-- START --

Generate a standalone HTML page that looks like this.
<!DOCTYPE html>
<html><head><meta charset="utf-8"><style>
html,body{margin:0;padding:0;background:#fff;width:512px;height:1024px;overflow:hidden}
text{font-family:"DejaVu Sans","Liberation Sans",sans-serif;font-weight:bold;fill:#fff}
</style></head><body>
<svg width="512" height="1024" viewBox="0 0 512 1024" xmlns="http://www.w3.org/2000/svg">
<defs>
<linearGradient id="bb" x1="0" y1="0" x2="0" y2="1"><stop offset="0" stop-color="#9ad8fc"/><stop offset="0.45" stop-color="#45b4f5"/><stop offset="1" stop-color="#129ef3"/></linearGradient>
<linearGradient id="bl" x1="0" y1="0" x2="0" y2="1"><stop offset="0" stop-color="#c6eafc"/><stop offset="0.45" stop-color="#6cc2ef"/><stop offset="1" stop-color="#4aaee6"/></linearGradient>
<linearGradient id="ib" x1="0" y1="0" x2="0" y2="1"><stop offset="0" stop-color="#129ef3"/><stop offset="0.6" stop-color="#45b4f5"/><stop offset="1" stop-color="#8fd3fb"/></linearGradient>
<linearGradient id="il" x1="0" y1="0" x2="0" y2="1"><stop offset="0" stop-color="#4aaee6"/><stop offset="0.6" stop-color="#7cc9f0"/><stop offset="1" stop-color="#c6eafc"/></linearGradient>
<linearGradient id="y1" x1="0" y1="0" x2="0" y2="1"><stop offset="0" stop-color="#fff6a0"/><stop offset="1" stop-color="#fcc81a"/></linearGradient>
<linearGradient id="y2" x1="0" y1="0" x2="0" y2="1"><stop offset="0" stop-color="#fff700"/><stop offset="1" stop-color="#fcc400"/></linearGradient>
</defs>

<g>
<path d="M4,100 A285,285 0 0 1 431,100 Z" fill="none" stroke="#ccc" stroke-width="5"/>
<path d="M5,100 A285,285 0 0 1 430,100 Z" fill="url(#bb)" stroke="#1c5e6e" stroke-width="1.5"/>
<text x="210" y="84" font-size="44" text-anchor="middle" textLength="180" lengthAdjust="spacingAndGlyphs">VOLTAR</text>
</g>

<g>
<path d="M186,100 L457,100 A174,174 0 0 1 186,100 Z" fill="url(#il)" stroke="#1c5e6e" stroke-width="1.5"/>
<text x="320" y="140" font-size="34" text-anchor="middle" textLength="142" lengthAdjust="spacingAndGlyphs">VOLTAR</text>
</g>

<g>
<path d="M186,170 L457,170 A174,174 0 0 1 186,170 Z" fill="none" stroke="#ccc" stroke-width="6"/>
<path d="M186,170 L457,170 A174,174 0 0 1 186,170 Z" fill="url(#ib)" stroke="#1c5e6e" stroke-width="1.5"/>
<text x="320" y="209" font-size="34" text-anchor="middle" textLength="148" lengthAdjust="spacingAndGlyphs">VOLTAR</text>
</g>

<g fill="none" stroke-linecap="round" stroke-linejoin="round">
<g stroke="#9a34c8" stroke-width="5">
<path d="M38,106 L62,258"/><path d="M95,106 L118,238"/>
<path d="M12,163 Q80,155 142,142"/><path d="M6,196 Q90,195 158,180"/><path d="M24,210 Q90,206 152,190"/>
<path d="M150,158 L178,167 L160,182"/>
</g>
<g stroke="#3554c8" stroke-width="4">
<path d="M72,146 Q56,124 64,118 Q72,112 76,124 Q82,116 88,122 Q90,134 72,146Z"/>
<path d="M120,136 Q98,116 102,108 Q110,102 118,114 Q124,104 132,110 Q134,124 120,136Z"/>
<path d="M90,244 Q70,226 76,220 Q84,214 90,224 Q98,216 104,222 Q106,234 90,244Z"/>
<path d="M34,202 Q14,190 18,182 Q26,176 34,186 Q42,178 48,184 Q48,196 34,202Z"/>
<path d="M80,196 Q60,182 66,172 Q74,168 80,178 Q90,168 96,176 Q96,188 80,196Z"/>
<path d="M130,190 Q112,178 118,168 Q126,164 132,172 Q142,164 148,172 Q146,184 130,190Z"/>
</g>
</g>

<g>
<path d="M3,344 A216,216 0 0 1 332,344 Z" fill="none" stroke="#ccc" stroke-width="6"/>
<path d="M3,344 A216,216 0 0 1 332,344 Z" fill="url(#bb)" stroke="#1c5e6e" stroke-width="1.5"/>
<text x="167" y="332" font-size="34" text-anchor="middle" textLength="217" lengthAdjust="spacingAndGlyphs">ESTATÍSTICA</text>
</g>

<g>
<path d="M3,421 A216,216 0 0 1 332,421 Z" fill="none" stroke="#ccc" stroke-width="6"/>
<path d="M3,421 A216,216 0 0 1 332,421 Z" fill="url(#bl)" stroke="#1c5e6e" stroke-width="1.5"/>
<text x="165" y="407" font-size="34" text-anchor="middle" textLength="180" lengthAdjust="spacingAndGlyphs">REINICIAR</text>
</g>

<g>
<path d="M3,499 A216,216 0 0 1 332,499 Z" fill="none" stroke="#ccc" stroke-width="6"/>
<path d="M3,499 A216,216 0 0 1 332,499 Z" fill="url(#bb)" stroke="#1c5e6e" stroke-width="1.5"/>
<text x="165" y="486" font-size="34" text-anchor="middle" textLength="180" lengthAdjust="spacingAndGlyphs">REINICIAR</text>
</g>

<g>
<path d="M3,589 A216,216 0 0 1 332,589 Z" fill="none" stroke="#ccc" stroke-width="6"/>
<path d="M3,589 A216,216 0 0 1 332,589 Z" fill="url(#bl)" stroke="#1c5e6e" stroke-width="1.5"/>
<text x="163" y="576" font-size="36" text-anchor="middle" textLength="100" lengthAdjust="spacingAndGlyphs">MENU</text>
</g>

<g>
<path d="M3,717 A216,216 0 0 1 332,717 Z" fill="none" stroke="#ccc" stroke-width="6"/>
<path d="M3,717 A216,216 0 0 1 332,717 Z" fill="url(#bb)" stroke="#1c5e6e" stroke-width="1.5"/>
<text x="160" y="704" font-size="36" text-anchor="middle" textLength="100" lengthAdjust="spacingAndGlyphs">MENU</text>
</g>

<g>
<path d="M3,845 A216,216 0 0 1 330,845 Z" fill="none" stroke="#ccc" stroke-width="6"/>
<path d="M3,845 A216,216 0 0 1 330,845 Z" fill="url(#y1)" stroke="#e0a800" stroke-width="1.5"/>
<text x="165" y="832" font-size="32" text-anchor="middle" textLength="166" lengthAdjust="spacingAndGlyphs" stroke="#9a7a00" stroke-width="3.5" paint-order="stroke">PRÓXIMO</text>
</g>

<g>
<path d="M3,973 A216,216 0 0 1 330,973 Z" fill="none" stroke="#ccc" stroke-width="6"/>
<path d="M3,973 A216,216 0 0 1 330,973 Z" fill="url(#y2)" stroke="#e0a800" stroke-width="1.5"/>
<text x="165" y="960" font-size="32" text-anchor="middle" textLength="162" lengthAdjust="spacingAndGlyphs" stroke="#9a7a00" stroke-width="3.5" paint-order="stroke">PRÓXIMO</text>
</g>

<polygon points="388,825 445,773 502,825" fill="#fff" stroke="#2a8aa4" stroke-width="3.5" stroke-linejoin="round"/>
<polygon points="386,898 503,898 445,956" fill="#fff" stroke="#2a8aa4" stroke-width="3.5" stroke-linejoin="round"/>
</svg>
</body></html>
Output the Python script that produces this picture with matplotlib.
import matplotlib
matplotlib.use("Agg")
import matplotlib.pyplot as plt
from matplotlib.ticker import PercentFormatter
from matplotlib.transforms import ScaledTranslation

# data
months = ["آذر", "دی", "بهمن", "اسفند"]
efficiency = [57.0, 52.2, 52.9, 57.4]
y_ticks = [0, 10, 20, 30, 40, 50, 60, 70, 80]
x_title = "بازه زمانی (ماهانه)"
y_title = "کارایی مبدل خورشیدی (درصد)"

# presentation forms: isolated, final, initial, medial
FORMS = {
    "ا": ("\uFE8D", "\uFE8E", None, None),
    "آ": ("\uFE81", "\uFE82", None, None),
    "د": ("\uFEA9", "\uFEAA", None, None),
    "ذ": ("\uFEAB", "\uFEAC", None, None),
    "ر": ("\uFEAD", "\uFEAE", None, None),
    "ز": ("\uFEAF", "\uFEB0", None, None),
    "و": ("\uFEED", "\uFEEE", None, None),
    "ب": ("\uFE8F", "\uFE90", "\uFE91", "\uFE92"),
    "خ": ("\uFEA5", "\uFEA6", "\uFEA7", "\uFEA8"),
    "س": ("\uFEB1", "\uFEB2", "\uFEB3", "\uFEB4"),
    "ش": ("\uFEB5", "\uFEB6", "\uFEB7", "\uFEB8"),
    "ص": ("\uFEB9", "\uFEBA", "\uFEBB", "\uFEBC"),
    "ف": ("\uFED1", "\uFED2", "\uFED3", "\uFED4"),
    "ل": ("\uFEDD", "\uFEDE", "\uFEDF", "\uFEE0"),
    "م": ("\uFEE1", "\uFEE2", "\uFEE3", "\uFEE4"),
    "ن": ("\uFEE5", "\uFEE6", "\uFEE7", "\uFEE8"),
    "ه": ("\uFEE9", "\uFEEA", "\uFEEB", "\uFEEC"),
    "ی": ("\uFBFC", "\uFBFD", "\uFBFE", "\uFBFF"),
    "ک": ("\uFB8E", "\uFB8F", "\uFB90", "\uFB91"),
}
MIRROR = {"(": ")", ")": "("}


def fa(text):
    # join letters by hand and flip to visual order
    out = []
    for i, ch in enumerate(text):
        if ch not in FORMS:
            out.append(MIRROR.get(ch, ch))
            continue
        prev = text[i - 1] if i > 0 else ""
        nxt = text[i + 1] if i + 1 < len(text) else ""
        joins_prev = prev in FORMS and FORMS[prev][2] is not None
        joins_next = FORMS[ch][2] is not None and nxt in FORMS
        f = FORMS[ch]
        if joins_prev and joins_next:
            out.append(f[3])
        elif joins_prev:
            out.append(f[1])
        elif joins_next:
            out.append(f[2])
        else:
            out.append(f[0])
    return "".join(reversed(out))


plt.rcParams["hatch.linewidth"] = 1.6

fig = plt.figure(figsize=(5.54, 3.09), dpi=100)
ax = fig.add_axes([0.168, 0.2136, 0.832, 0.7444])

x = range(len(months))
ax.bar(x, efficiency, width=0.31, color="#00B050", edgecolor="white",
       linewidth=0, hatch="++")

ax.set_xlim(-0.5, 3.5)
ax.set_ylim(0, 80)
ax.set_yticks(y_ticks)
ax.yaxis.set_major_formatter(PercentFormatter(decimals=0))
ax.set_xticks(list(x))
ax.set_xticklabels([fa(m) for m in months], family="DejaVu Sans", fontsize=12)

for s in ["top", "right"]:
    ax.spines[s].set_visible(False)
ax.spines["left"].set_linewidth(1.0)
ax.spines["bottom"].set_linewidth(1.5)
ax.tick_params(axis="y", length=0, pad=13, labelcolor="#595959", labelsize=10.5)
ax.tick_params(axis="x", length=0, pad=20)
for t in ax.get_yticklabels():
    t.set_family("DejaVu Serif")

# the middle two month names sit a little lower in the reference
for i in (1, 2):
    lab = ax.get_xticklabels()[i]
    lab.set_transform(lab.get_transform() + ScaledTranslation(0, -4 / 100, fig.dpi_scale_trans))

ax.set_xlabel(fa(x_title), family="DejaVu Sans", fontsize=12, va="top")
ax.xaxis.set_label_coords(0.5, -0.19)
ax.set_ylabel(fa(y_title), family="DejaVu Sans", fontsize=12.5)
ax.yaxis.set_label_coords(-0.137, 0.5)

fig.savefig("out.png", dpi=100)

-- END --

Search the lines for the string "this" and copy every line that has it.

Generate a standalone HTML page that looks like this.
Output the Python script that produces this picture with matplotlib.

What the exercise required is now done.